Experte: Niedrige Arbeitslosigkeit in Russland hemmt Entwicklung der Unternehmen

Die sich auf einem Rekordtief befindende Arbeitslosenquote in Russland ist zu einem der größten Probleme und Herausforderungen für Unternehmer geworden. Nach Ansicht von Experten wird dadurch das Wachstum und die Weiterentwicklung von Unternehmen erheblich erschwert.

Nach Angaben der russischen Statistikbehörde Rosstat ist die Arbeitslosenquote in Russland im November des Jahres 2024 auf einen Rekordwert von 2,3 Prozent gesunken. Zum Vergleich: Im Jahr 2022 lag dieser Indikator noch bei 3,7 Prozent. Bereits im vergangenen Jahr stellten Experten fest: Die Arbeitslosenquote in Russland erreicht seit Beginn der Kämpfe in der Ukraine und der Verhängung westlicher Sanktionen regelmäßig neue historische Tiefststände. Die Erwerbslosigkeit ist auf einem Rekordtief, weil die Nachfrage nach Arbeitskräften im Allgemeinen das Angebot übersteigt, so die Experten. Der Personalmangel sei ein zentrales Problem für die russische Industrie, warnen sie. Die Unternehmen haben trotz hoher Beschäftigungszahlen mit einem Mangel an Fachkräften in den Hightech-Branchen, in der Logistik und im Dienstleistungssektor zu kämpfen. Gleichzeitig steigen die Arbeitskosten: Schätzungen zufolge sind die Gehälter in Russland im vergangenen Jahr um 15 bis 18 Prozent gestiegen. Die rekordverdächtig niedrige Arbeitslosenquote behindert das Wachstum und die Vergrößerung von Unternehmen erheblich. Wladimir Moschenkow, Wirtschaftsexperte und Gründer von Mozhenkov Progress Consulting, erklärte in einem Gespräch mit dem Portal Gaseta.ru.

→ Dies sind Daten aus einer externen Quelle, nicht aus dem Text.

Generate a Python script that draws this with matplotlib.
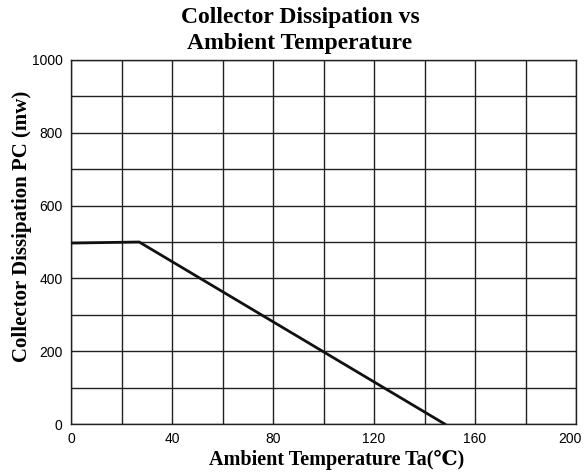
import numpy as np
import matplotlib
matplotlib.use("Agg")
import matplotlib.pyplot as plt
import matplotlib.transforms as mtransforms

# =============================================================================
# data
# =============================================================================
temp = [0, 27, 148]          # ambient temperature Ta (C)
pc = [497, 500, 0]           # collector dissipation (mW)
xgrid = list(range(0, 201, 20))
ygrid = list(range(0, 1001, 100))
xlab = [str(v) if v % 40 == 0 else "" for v in xgrid]
ylab = [str(v) if v % 200 == 0 else "" for v in ygrid]

serif = ['Liberation Serif', 'DejaVu Serif', 'Noto Sans CJK SC']

# =============================================================================
# plot
# =============================================================================
fig = plt.figure(figsize=(5.85, 4.72), dpi=100)
ax = fig.add_axes([71/585, 48/472, 505/585, 364/472])

ax.plot(temp, pc, color='#111111', lw=2.0, zorder=5)

ax.set_xlim(0, 200)
ax.set_ylim(0, 1000)
ax.set_xticks(xgrid)
ax.set_xticklabels(xlab)
ax.set_yticks(ygrid)
ax.set_yticklabels(ylab)
ax.grid(True, color='#222222', lw=1.0)
ax.tick_params(length=0, labelsize=10, pad=6)
for lbl in ax.get_xticklabels() + ax.get_yticklabels():
    lbl.set_family('Liberation Sans')
# last x label sits against the right edge
last = ax.get_xticklabels()[-1]
last.set_transform(last.get_transform() + mtransforms.ScaledTranslation(-0.06, 0, fig.dpi_scale_trans))
for s in ax.spines.values():
    s.set_color('#222222')
    s.set_linewidth(1.0)

fig.text(300/585, 1 - 18/472, "Collector Dissipation vs", ha='center', va='center',
         fontsize=17, fontweight='bold', family=serif)
fig.text(300/585, 1 - 44/472, "Ambient Temperature", ha='center', va='center',
         fontsize=17, fontweight='bold', family=serif)
fig.text(337/585, 1 - 460/472, "Ambient Temperature Ta(\u2103)", ha='center', va='center',
         fontsize=14.5, fontweight='bold', family=serif)
fig.text(22/585, 1 - 226/472, "Collector Dissipation PC (mw)", ha='center', va='center',
         rotation=90, fontsize=15, fontweight='bold', family=serif)

fig.savefig("out.png", dpi=100)
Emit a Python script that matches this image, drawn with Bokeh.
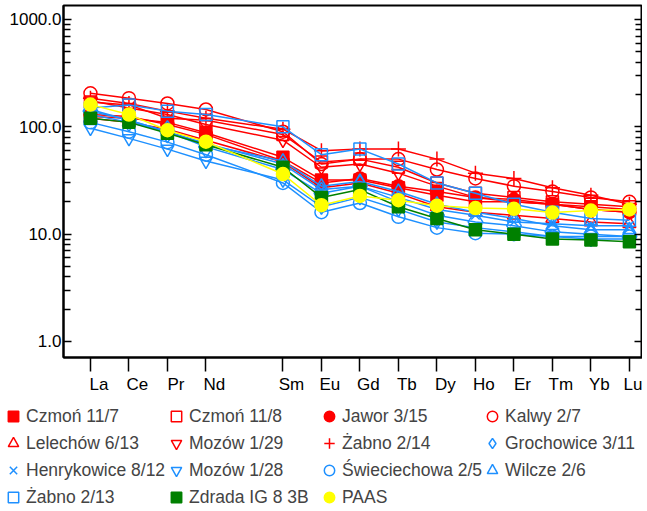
from bokeh.plotting import figure
from bokeh.models import (Range1d, FixedTicker, LogAxis, LinearAxis, Legend, LegendItem,
                          NumeralTickFormatter)
from bokeh.layouts import column
from bokeh.embed import file_html
from bokeh.resources import INLINE

elements = ["La", "Ce", "Pr", "Nd", "Sm", "Eu", "Gd", "Tb", "Dy", "Ho", "Er", "Tm", "Yb", "Lu"]
atomic_numbers = [57, 58, 59, 60, 62, 63, 64, 65, 66, 67, 68, 69, 70, 71]

czmon_11_7 = [125, 120, 110, 88, 52, 32, 32, 27, 23, 20, 20, 19, 18, 17]
czmon_11_8 = [170, 160, 120, 115, 85, 47, 50, 42, 30, 24, 22, 20, 19, 18]
jawor_3_15 = [130, 125, 105, 85, 48, 30, 33, 28, 25, 22, 21, 19, 17, 16]
kalwy_2_7 = [205, 185, 165, 145, 90, 45, 50, 50, 40, 33, 28, 25, 22, 20]
lelechow_6_13 = [120, 110, 95, 75, 47, 27, 30, 24, 18, 16, 15, 14, 13, 12.5]
mozow_1_29 = [175, 150, 130, 105, 75, 42, 45, 37, 28, 22, 20, 19, 17, 16]
zabno_2_14 = [185, 165, 140, 120, 95, 60, 62, 62, 50, 37, 33, 27, 23, 19]
grochowice_3_11 = [140, 115, 90, 65, 40, 24, 28, 20, 15, 13, 12, 10.5, 10, 9.5]
henrykowice_8_12 = [145, 115, 90, 70, 45, 26, 28, 22, 17, 15, 13, 12.5, 12, 12]
mozow_1_28 = [97, 78, 62, 48, 32, 18, 22, 17, 13, 11.5, 10.5, 9.5, 9, 9]
swieciechowa_2_5 = [110, 90, 72, 55, 30, 16, 19.5, 14.5, 11.5, 10.2, 10, 9.5, 9.5, 9.5]
wilcze_2_6 = [130, 110, 90, 68, 48, 28, 31, 25, 19, 16, 14, 12, 11, 11]
zabno_2_13 = [150, 160, 140, 130, 100, 55, 62, 45, 30, 24, 19, 16, 14, 13.5]
zdrada_ig8_3b = [120, 110, 87, 68, 42, 22, 26, 18, 14, 11, 10, 9, 8.8, 8.5]
paas = [161, 130, 93, 72.6, 36.3, 18.6, 22.7, 20.7, 18.4, 17.5, 17.2, 15.9, 16.6, 17.0]

RED, BLUE, GREEN, YELLOW = "#FF0000", "#1E90FF", "#008000", "#FFFF00"

series = [
    ("Czmoń 11/7", czmon_11_7, RED, "square", True, 12),
    ("Czmoń 11/8", czmon_11_8, RED, "square", False, 12),
    ("Jawor 3/15", jawor_3_15, RED, "circle", True, 13),
    ("Kalwy 2/7", kalwy_2_7, RED, "circle", False, 13),
    ("Lelechów 6/13", lelechow_6_13, RED, "triangle", False, 13),
    ("Mozów 1/29", mozow_1_29, RED, "inverted_triangle", False, 13),
    ("Żabno 2/14", zabno_2_14, RED, "cross", False, 15),
    ("Grochowice 3/11", grochowice_3_11, BLUE, "diamond", False, 22),
    ("Henrykowice 8/12", henrykowice_8_12, BLUE, "x", False, 12),
    ("Mozów 1/28", mozow_1_28, BLUE, "inverted_triangle", False, 13),
    ("Świeciechowa 2/5", swieciechowa_2_5, BLUE, "circle", False, 13),
    ("Wilcze 2/6", wilcze_2_6, BLUE, "triangle", False, 13),
    ("Żabno 2/13", zabno_2_13, BLUE, "square", False, 12),
    ("Zdrada IG 8 3B", zdrada_ig8_3b, GREEN, "square", True, 12),
    ("PAAS", paas, YELLOW, "circle", True, 13),
]

FONT = "Liberation Sans"

p = figure(width=642, height=398, y_axis_type="log",
           x_range=Range1d(56.3, 71.34), y_range=Range1d(0.709, 1350),
           output_backend="svg", toolbar_location=None,
           min_border_left=63, min_border_right=0, min_border_top=5,
           min_border_bottom=41)
p.frame_align = False
p.xgrid.visible = False
p.ygrid.visible = False
p.outline_line_color = "black"
p.outline_line_width = 2
p.background_fill_color = "white"
p.border_fill_color = "white"

# x axis: ticks at the elements, labels drawn by a second axis set slightly right
xa = p.xaxis[0]
xa.ticker = FixedTicker(ticks=atomic_numbers, minor_ticks=[])
xa.major_tick_in = 0
xa.major_tick_out = 14
xa.minor_tick_in = 0
xa.minor_tick_out = 0
xa.major_tick_line_width = 1.5
xa.axis_line_width = 2
xa.major_label_standoff = 0
xa.major_label_text_font_size = "1px"
xa.major_label_text_color = None

label_pos = [round(n + 0.22, 2) for n in atomic_numbers]
xl = LinearAxis(ticker=FixedTicker(ticks=label_pos, minor_ticks=[]),
                major_label_overrides={k: e for k, e in zip(label_pos, elements)},
                axis_line_color=None, major_tick_line_color=None,
                minor_tick_line_color=None, major_tick_in=0, major_tick_out=0,
                minor_tick_in=0, minor_tick_out=0, major_label_standoff=3,
                major_label_text_font=FONT, major_label_text_font_size="17px",
                major_label_text_color="black")
p.add_layout(xl, "below")

# left y axis
minor = [m * 10 ** e for e in range(0, 3) for m in range(2, 10)]
ya = p.yaxis[0]
ya.ticker = FixedTicker(ticks=[1, 10, 100, 1000], minor_ticks=minor)
ya.formatter = NumeralTickFormatter(format="0.0")
ya.major_tick_in = 8
ya.major_tick_out = 0
ya.minor_tick_in = 7
ya.minor_tick_out = 0
ya.major_tick_line_width = 1.5
ya.minor_tick_line_width = 1.5
ya.axis_line_width = 2
ya.major_label_standoff = 2
ya.major_label_text_font = FONT
ya.major_label_text_font_size = "17px"
ya.major_label_text_color = "black"

ra = LogAxis(ticker=FixedTicker(ticks=[1, 10, 100, 1000], minor_ticks=minor),
             major_tick_in=8, major_tick_out=0, minor_tick_in=7, minor_tick_out=0,
             major_tick_line_width=1.5, minor_tick_line_width=1.5,
             axis_line_width=2, major_label_text_font_size="1px",
             major_label_text_color=None, major_label_standoff=0)
p.add_layout(ra, "right")

# legend-only panel below the chart (markers kept outside its visible range)
LH = 112
lp = figure(width=642, height=LH, x_range=Range1d(0, 1), y_range=Range1d(0, 1),
            x_axis_location=None, y_axis_location=None,
            output_backend="svg", toolbar_location=None,
            min_border_left=0, min_border_right=0, min_border_top=0,
            min_border_bottom=0)
lp.frame_align = False
lp.xgrid.visible = False
lp.ygrid.visible = False
lp.outline_line_color = None
lp.background_fill_color = "white"
lp.border_fill_color = "white"

legend_renderers = []
for label, vals, color, marker, filled, size in series:
    style = dict(marker=marker, size=size, line_color=color, line_width=1.5,
                 fill_color=color if filled else None)
    p.line(atomic_numbers, vals, line_color=color, line_width=1.5)
    p.scatter(atomic_numbers, vals, **style)
    r = lp.scatter(atomic_numbers, vals, **style)
    legend_renderers.append((label, r))

columns = [[0, 4, 8, 12], [1, 5, 9, 13], [2, 6, 10, 14], [3, 7, 11]]
col_x = [0, 163, 316, 479]
for ci, idxs in enumerate(columns):
    items = [LegendItem(label=legend_renderers[i][0], renderers=[legend_renderers[i][1]])
             for i in idxs]
    n = len(idxs)
    bottom = 5 + n * 26 + (n - 1) * 1
    leg = Legend(items=items, location=(col_x[ci], LH - bottom),
                 orientation="vertical", border_line_color=None,
                 background_fill_alpha=0, padding=0, margin=0, spacing=1,
                 glyph_width=26, glyph_height=26, label_height=26,
                 label_standoff=0, label_text_font=FONT,
                 label_text_font_size="17.5px", label_text_baseline="middle")
    lp.add_layout(leg)

layout = column(p, lp, spacing=0)
open("out.html", "w").write(file_html(layout, INLINE))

"Der Arbeitsmarkt im Land ist buchstäblich leergefegt. Heute ist es ein Markt für Arbeitnehmer, nicht für Arbeitgeber. Die Unternehmen spüren akut den Mangel an qualifiziertem Personal, was sie daran hindert, sich zu entwickeln und zu expandieren."

Der Experte stellt überdies fest, dass die Situation durch eine hohe Personalfluktuation noch verschärft wird. Die Unternehmen seien gezwungen, ihre Ressourcen für die ständige Suche nach neuen Mitarbeitern und deren Schulung aufzuwenden, was die Effizienz verringere und die Betriebskosten erhöhe. Moschenkow zufolge wird diese Situation auch im Jahr 2025 anhalten und das Wirtschaftswachstum bremsen:

"In den kommenden Jahren werden sich die Unternehmen an diese Gegebenheiten anpassen müssen: Sie müssen in die Automatisierung, die Umschulung ihrer Mitarbeiter und neue Beschäftigungsformen investieren. Das ist kein einfacher, aber notwendiger Weg."

Der Rückgang der Zahl der Erwerbslosen auf ein Rekordniveau ist ein alarmierendes Signal, denn eigentlich sollte die Wirtschaft eine bestimmte Arbeitslosenquote haben, die jedenfalls nicht bei null lege, so Dmitri Kulikow, Direktor der Gruppe für Länder- und Regionalratings bei dem Unternehmen AKRA, in einem Gespräch mit dem Wirtschaftsportal RBK. Er weist vor allem auf Folgendes hin:

"Eine niedrige, aber von null abweichende Arbeitslosigkeit bedeutet, dass die Menschen einige Zeit mit der Suche nach einem neuen Arbeitsplatz und besseren Bedingungen verbringen, und die Unternehmen wiederum stellen die am besten geeigneten und nicht die allerersten Kandidaten ein, die sie finden."

Laut Kulikow wäre es im Zuge der aktiven Strukturanpassung der Wirtschaft logischerweise zu erwarten, dass die Beschäftigungslosigkeit, die darauf basiert, dass die Unternehmen den für sie am besten geeigneten Kandidaten suchen, vorübergehend zunimmt. Die Statistiken zeigen jedoch, dass der umgekehrte Prozess stattfindet. Der Experte betont:

"So haben wahrscheinlich nicht alle Unternehmen die Möglichkeit, sich einen Mitarbeiter auszusuchen; die Lohnkonkurrenz wird wichtiger. Dadurch steigt das Gesamtniveau der Löhne und Gehälter, was sich positiv auf die Nominaleinkommen auswirkt, aber auch die Inflation anheizen kann, sodass die Auswirkungen auf die Realeinkommen nicht unbedingt überzeugend sind."